The Fix: The Credit Card Authorization Standard Shift your default. "Billable accounts" should be a privilege reserved for clients spending over $5,000/month with a perfect payment history. For everyone else—including one-off corporate events—require a credit card on file.
Best practices now dictate a pre-authorization hold 24 hours before the trip. If the $1 pre-auth fails, the ride doesn't move. It sounds harsh, but finding out a card is declined after you've dropped the passenger off is a rookie mistake. Tools like InstaPay are built to handle these authorizations automatically, ensuring funds are secured before the wheels turn.
The "Sunday Night" Invoicing Nightmare
If you spend your Sunday evenings or Monday mornings manually creating PDF invoices and emailing them one by one, you have an operational bottleneck.
Manual invoicing creates two problems:
- Delay: Every day you wait to send the invoice adds a day to when you get paid.
- Friction: Clients call back asking, "What was this charge?" or "Can you resend the receipt?"
We see dispatchers wasting 30+ minutes a day just fielding calls from executive assistants asking for copies of invoices from three weeks ago. That is time that should be spent managing logistics.
The Fix: Self-Service Portals Your clients don't actually want to call you. They want to download their receipts and invoices on their own time. By giving corporate bookers access to a Customer Portal, you shift the administrative burden off your desk.
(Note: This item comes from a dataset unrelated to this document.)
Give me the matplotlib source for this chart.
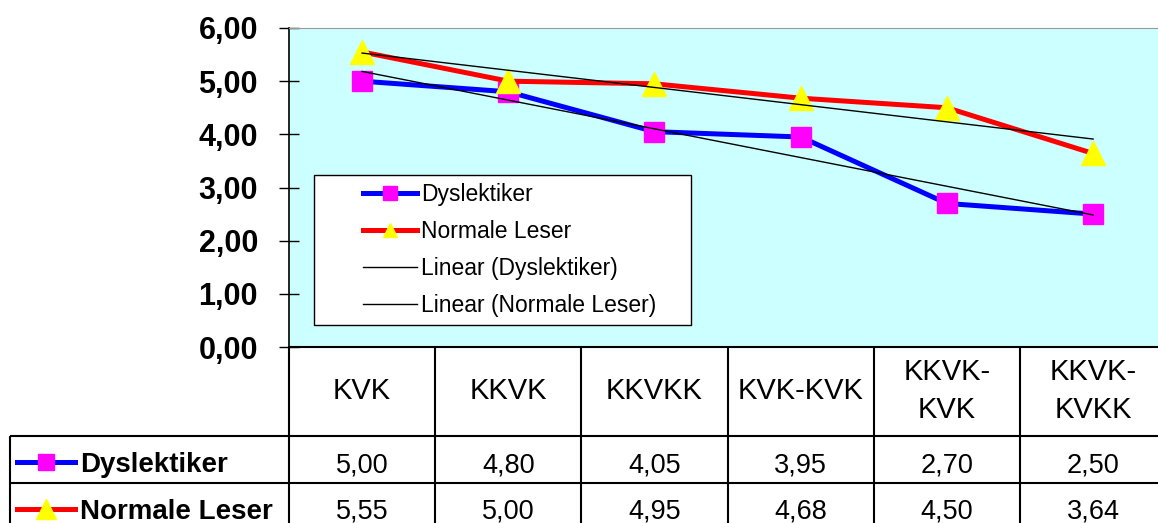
import matplotlib.pyplot as plt
import numpy as np
from matplotlib.patches import Rectangle
from matplotlib.ticker import FuncFormatter

categories = ['KVK', 'KKVK', 'KKVKK', 'KVK-KVK', 'KKVK-\nKVK', 'KKVK-\nKVKK']
dyslektiker = [5.00, 4.80, 4.05, 3.95, 2.70, 2.50]
normale = [5.55, 5.00, 4.95, 4.68, 4.50, 3.64]
names = ['Dyslektiker', 'Normale Leser']

# pixel layout of the original (plot area runs past the right edge)
W, H = 1158, 523
left, top, bottom = 289, 28, 347
colw = 146.2
right = left + len(categories) * colw

plt.rcParams['font.family'] = ['Liberation Sans', 'DejaVu Sans']

fig = plt.figure(figsize=(W / 100, H / 100), dpi=100)
ax = fig.add_axes([left / W, 1 - bottom / H, (right - left) / W, (bottom - top) / H])
ax.set_facecolor('#ccffff')

x = np.arange(len(categories))
styles = [dict(color='#0000ff', marker='s', ms=14, mfc='#ff00ff', mec='#ff00ff'),
          dict(color='#ff0000', marker='^', ms=17, mfc='#ffff00', mec='#ffff00')]
for vals, name, st in zip([dyslektiker, normale], names, styles):
    ax.plot(x, vals, lw=3.6, label=name, zorder=3, **st)

# Excel style linear trend lines
for vals, name in zip([dyslektiker, normale], names):
    k, b = np.polyfit(x, vals, 1)
    ends = x[[0, -1]]
    ax.plot(ends, k * ends + b, color='black', lw=1, label=f'Linear ({name})', zorder=4)

ax.set_xlim(-0.5, len(categories) - 0.5)
ax.set_ylim(0, 6)
ax.set_xticks([])
ax.set_yticks(range(7))
ax.yaxis.set_major_formatter(FuncFormatter(lambda v, p: f'{v:.2f}'.replace('.', ',')))
ax.tick_params(axis='y', direction='inout', length=15, width=1, pad=14.8, labelsize=22)
plt.setp(ax.get_yticklabels(), fontweight='bold')
ax.spines['right'].set_visible(False)
ax.spines['top'].set_color('#999999')
ax.spines['left'].set_linewidth(1.2)
ax.spines['bottom'].set_linewidth(1.5)

# legend: white box with the entries inside
ax.add_patch(Rectangle((0.0285, 0.069), 0.4295, 0.47, transform=ax.transAxes,
                       facecolor='white', edgecolor='black', lw=1, zorder=5))
leg = ax.legend(loc='upper left', bbox_to_anchor=(0.0844, 0.515), frameon=False,
                fontsize=16.5, handlelength=2.36, handletextpad=0.17, labelspacing=0.62,
                borderpad=0, borderaxespad=0, numpoints=1)
leg.set_zorder(6)
for h in leg.legend_handles[:2]:
    h.set_markersize(10)

# data table below the plot, in pixel coordinates
tab = fig.add_axes([0, 0, 1, 1])
tab.set_xlim(0, W)
tab.set_ylim(H, 0)
tab.axis('off')
tab.patch.set_visible(False)

col_edges = [left + i * colw for i in range(len(categories) + 1)]
tab.vlines(col_edges, bottom, H, color='black', lw=1.5)
tab.vlines(10, 436, H, color='black', lw=1.5)
tab.hlines([436, 483], 10, W, color='black', lw=1.5)

for i, cat in enumerate(categories):
    cx = left + (i + 0.5) * colw
    tab.text(cx, 391, cat, ha='center', va='center', fontsize=21, linespacing=1.42)

for row_y, vals, name, st in zip([462, 509], [dyslektiker, normale], names, styles):
    tab.plot([17, 75], [row_y, row_y], color=st['color'], lw=3.6)
    tab.plot(46, row_y, marker=st['marker'], ms=st['ms'] - 2, mfc=st['mfc'], mec=st['mec'])
    tab.text(80, row_y, name, ha='left', va='center_baseline', fontsize=20, fontweight='bold')
    for i, v in enumerate(vals):
        cx = left + (i + 0.5) * colw
        tab.text(cx, row_y, f'{v:.2f}'.replace('.', ','), ha='center', va='center_baseline',
                 fontsize=19.5)

fig.savefig('out.png', dpi=100)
They can view trip history, see the breakdown of tolls and gratuity, and pay outstanding balances without occupying your phone lines.
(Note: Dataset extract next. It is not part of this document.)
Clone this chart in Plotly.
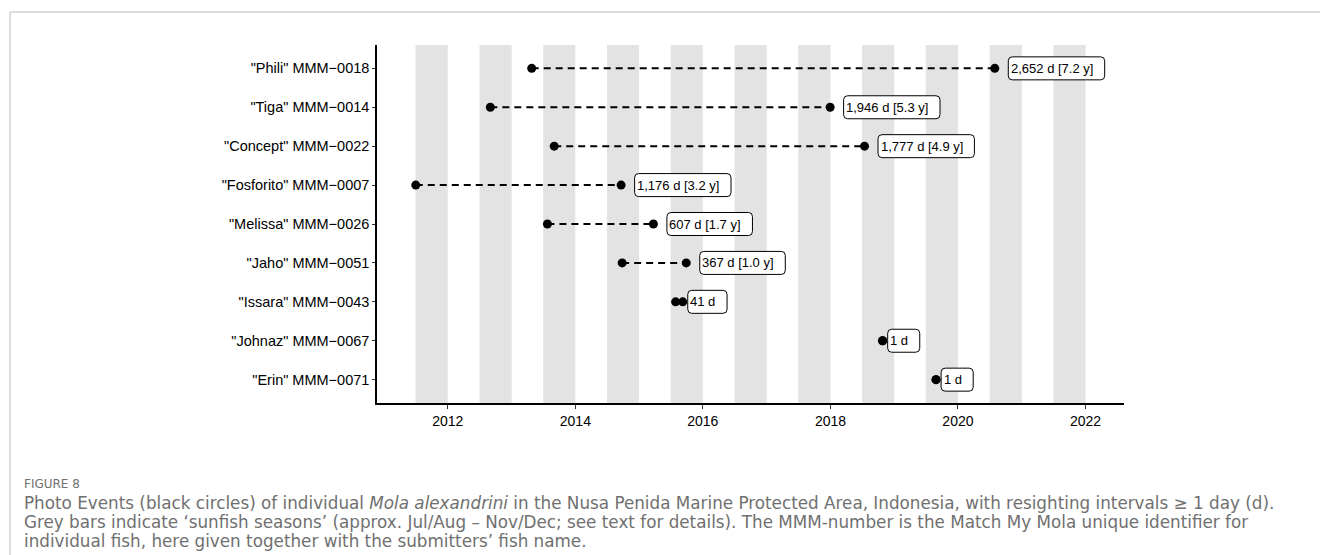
import plotly.graph_objects as go

# ---------------- data ----------------
fish_names = ['"Phili" MMM\u22120018', '"Tiga" MMM\u22120014', '"Concept" MMM\u22120022',
              '"Fosforito" MMM\u22120007', '"Melissa" MMM\u22120026', '"Jaho" MMM\u22120051',
              '"Issara" MMM\u22120043', '"Johnaz" MMM\u22120067', '"Erin" MMM\u22120071']
first_sighting = ["2013-04-26", "2012-09-01", "2013-09-02", "2011-07-02", "2013-07-25",
                  "2014-09-26", "2015-07-29", "2018-10-26", "2019-08-28"]
last_sighting = ["2020-07-30", "2017-12-30", "2018-07-15", "2014-09-20", "2015-03-24",
                 "2015-09-28", "2015-09-08", "2018-10-27", "2019-08-29"]
interval_labels = ["2,652 d [7.2 y]", "1,946 d [5.3 y]", "1,777 d [4.9 y]", "1,176 d [3.2 y]",
                   "607 d [1.7 y]", "367 d [1.0 y]", "41 d", "1 d", "1 d"]
season_years = [2011, 2012, 2013, 2014, 2015, 2016, 2017, 2018, 2019, 2020, 2021]
tick_years = [2012, 2014, 2016, 2018, 2020, 2022]

caption_lines = [
    "Photo Events (black circles) of individual <i>Mola alexandrini</i> in the Nusa Penida Marine Protected Area, Indonesia, with resighting intervals \u2265 1 day (d).",
    "Grey bars indicate \u2018sunfish seasons\u2019 (approx. Jul/Aug \u2013 Nov/Dec; see text for details). The MMM-number is the Match My Mola unique identifier for",
    "individual fish, here given together with the submitters\u2019 fish name.",
]

# ---------------- layout geometry ----------------
W, H = 1320, 555
ML, MR, MT, MB = 377, 196, 45, 152
PW, PH = W - ML - MR, H - MT - MB


def px_x(px):
    return (px - ML) / PW


def px_y(py):
    return (H - MB - py) / PH


LABEL_SIZE = 13
# approximate Arial/Liberation Sans advance widths (em)
CHAR_EM = {",": 0.278, ".": 0.278, " ": 0.278, "[": 0.278, "]": 0.278, "d": 0.556, "y": 0.5}


def text_width(s):
    return sum(CHAR_EM.get(c, 0.556) for c in s) * LABEL_SIZE


def rounded_box(x0, x1, h, r):
    return (f"M {x0 + r},{-h} L {x1 - r},{-h} Q {x1},{-h} {x1},{-h + r} "
            f"L {x1},{h - r} Q {x1},{h} {x1 - r},{h} L {x0 + r},{h} Q {x0},{h} {x0},{h - r} "
            f"L {x0},{-h + r} Q {x0},{-h} {x0 + r},{-h} Z")


n = len(fish_names)
ypos = [n - i for i in range(n)]

fig = go.Figure()

# dashed connecting lines
lx, ly = [], []
for i in range(n):
    lx += [first_sighting[i], last_sighting[i], None]
    ly += [ypos[i], ypos[i], None]
fig.add_trace(go.Scatter(x=lx, y=ly, mode="lines",
                         line=dict(color="black", width=2, dash="7px,5px"),
                         hoverinfo="skip", showlegend=False))

# photo events
fig.add_trace(go.Scatter(x=first_sighting + last_sighting, y=ypos + ypos, mode="markers",
                         marker=dict(color="black", size=9), showlegend=False))

shapes = []
for yr in season_years:
    shapes.append(dict(type="rect", xref="x", yref="paper",
                       x0=f"{yr}-07-01", x1=f"{yr + 1}-01-01", y0=0, y1=1,
                       fillcolor="#e3e3e3", line=dict(width=0), layer="below"))

# figure frame (journal box)
frame_col = "#d0d0d0"
shapes.append(dict(type="line", xref="paper", yref="paper",
                   x0=px_x(10), x1=px_x(W), y0=px_y(12), y1=px_y(12),
                   line=dict(color=frame_col, width=1.5)))
shapes.append(dict(type="line", xref="paper", yref="paper",
                   x0=px_x(10), x1=px_x(10), y0=px_y(12), y1=px_y(H),
                   line=dict(color=frame_col, width=1.5)))

annotations = []
for i in range(n):
    lab = interval_labels[i]
    shift = 13.5 if "[" in lab else 5
    w = text_width(lab) + 14
    shapes.append(dict(type="path", xref="x", yref="y",
                       xsizemode="pixel", ysizemode="pixel",
                       xanchor=last_sighting[i], yanchor=ypos[i],
                       path=rounded_box(shift, shift + w, 11.5, 4),
                       fillcolor="white", line=dict(color="black", width=1), layer="above"))
    annotations.append(dict(x=last_sighting[i], y=ypos[i], xref="x", yref="y",
                            text=lab, showarrow=False,
                            xanchor="left", yanchor="middle", xshift=shift + 1.5,
                            font=dict(family="Liberation Sans, Arial", size=LABEL_SIZE, color="black"),
                            borderpad=0))

annotations.append(dict(x=px_x(22), y=px_y(484), xref="paper", yref="paper",
                        text="FIGURE 8", showarrow=False, xanchor="left", yanchor="middle",
                        font=dict(family="DejaVu Sans", size=12, color="#707070")))
for k, line in enumerate(caption_lines):
    annotations.append(dict(x=px_x(22), y=px_y(503 + 19 * k), xref="paper", yref="paper",
                            text=line, showarrow=False, xanchor="left", yanchor="middle",
                            font=dict(family="DejaVu Sans", size=16.8, color="#707070")))

fig.update_layout(
    width=W, height=H,
    margin=dict(l=ML, r=MR, t=MT, b=MB, autoexpand=False),
    paper_bgcolor="white", plot_bgcolor="white",
    shapes=shapes, annotations=annotations,
    xaxis=dict(type="date", range=["2010-11-22", "2022-08-09"],
               tickvals=[f"{y}-01-01" for y in tick_years],
               ticktext=[str(y) for y in tick_years],
               showgrid=False, zeroline=False, showline=True, linecolor="black", linewidth=1.5,
               ticks="outside", ticklen=4, tickwidth=1, tickcolor="#333",
               tickfont=dict(family="Liberation Sans, Arial", size=14, color="black")),
    yaxis=dict(range=[0.4, n + 0.6], tickvals=ypos, ticktext=fish_names,
               showgrid=False, zeroline=False, showline=True, linecolor="black", linewidth=1.5,
               ticks="outside", ticklen=3, tickwidth=1, tickcolor="#333",
               tickfont=dict(family="Liberation Sans, Arial", size=14.5, color="black")),
    showlegend=False,
)

fig.write_html("out.html")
According to Automotive Fleet, digital self-service adoption reduces administrative call volume by nearly 40% for fleet operators. That is hours given back to your week.
The Processing Fee Reality Check
A common complaint we hear involves the "finger-pointing" game. You run a card, it fails, the processor blames the bank, and the software provider blames the gateway. Meanwhile, you aren't paid.
Furthermore, operators often fixate on the transaction rate (e.g., 2.9% vs 3.1%) while ignoring the speed of funding. If a processor holds your funds for 3-5 days for "risk analysis," that 0.2% savings is irrelevant. You need next-day funding to keep up with operational costs.
The Fix: Pass-Through or Bake-In Decide on a strategy and stick to it.
- Strategy A: Raise your base rates by 4% across the board. Tell clients this covers administrative compliance and processing.
- Strategy B: Implement a specific "Non-Cash Adjustment" line item.
Check your local regulations, but transparency is key. Clients in 2026 are accustomed to digital convenience fees. What they hate is surprise charges. If you are upfront that credit card processing costs money, most B2B clients will understand—or they'll switch to ACH/Direct Deposit, which saves you fees anyway.
Taking Control of Your Ledger
You cannot run a fleet on "accounts receivable." You run it on cash.
If your current setup requires you to manually reconcile every trip against your bank statement, or if you are finding out about payment failures weeks after the trip occurred, your process is broken.
The goal is a dispatch cycle where the payment is as automated as the route. The moment the trip status changes to "Completed," the invoice should be generated, the card charged, and the receipt sent. Anything less is just an interest-free loan to your customers.